Marylynn G. Hewitt, SFO of The Michigan Catholic
Published August 24, 2007

Detroit — Fr. Paul Ballien learned to be prepared for many things as a priest. Harvesting coconuts from church property in preparation for a potential hurricane wasn't one of them.

But it was just one of the things he did as the pastor of St. Ignatius Parish in George Town, Grand Cayman Island, as Hurricane Dean loomed.

And he did learn the art of leaning from a ladder and slicing down the fruit by using a pole with a knife at the end. "If the winds are over 100 miles an hour, you don't want those flying around," he said Sunday afternoon.

Overnight Sunday, the winds kicked up and the hurricane veered off toward Mexico leaving only minimal damage to the grounds of the parish in the Caribbean Sea. It has been a part of the Archdiocese of Detroit since Cardinal Adam Maida agreed to take pastoral responsibility for it in 2000 at the request of Pope John Paul II.
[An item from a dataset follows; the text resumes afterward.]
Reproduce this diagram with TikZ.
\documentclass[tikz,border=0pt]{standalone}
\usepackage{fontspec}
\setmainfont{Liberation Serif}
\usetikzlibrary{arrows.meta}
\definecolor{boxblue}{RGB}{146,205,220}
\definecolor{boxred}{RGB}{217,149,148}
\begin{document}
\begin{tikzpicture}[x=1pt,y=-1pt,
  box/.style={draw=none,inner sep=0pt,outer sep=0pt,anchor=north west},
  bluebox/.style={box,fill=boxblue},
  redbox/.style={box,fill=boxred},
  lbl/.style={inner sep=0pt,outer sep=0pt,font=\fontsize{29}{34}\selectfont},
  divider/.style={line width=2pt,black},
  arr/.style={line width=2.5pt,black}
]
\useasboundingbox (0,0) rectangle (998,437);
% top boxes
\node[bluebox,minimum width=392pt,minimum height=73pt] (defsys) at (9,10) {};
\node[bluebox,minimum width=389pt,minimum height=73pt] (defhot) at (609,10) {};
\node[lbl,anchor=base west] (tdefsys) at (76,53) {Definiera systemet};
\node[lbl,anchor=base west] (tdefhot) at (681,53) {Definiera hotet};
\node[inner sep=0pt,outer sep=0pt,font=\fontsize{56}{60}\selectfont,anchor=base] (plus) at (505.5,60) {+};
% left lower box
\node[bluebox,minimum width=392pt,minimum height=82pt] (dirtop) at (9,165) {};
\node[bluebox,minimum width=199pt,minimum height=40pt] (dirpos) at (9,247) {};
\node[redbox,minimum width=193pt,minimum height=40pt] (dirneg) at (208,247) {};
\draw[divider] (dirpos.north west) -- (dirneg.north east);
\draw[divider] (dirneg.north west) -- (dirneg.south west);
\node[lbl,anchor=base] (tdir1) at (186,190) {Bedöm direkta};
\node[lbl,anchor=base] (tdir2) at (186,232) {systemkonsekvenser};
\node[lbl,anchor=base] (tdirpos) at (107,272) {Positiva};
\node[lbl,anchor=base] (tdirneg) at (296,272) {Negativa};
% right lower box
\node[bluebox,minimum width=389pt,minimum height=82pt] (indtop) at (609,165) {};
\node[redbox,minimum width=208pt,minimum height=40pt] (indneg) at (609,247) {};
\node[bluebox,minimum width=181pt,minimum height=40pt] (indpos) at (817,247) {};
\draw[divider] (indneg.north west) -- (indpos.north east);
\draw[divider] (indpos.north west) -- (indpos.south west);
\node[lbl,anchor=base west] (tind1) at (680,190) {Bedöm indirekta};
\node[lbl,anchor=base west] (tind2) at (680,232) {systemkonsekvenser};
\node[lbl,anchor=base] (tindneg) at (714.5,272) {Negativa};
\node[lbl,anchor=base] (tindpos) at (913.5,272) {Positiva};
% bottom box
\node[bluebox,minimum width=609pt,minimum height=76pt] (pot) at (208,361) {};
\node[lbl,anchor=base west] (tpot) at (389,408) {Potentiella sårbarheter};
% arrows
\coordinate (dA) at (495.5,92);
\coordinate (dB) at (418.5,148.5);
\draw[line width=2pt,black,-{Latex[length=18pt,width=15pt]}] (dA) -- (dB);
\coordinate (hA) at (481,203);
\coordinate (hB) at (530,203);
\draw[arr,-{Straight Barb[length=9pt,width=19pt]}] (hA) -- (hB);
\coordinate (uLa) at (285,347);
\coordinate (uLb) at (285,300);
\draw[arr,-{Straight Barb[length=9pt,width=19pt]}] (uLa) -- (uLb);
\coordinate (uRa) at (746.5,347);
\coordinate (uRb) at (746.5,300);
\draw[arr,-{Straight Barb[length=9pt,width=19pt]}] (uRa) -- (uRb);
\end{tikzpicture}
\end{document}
"It passed about 100 miles to the south," Fr. Ballien said Tuesday, after almost two months of living on the island. He most recently had served as pastor of St. Basil the Great Parish in Eastpointe. "The only damage we had were some smaller trees and limbs and branches broken off. All we got were tropical storm winds 40 to 65 miles an hour – and this was going on for about 12 hours."

He said the winds died down about 4:30 p.m. Monday and while the water was turned off, they never lost electricity. As the storm passed, he and associate pastor Pallottine Fr. Alexander Crasta "just read, ate and watched TV."

Since he's weathered his first hurricane threat, his plans are to uncover all the furniture they put on blocks and wrapped in plastic, take down the boards for the windows, use the rest of the water they stored and figure out what to do with the coconuts. "We must have 40 or 50 around here now," he said.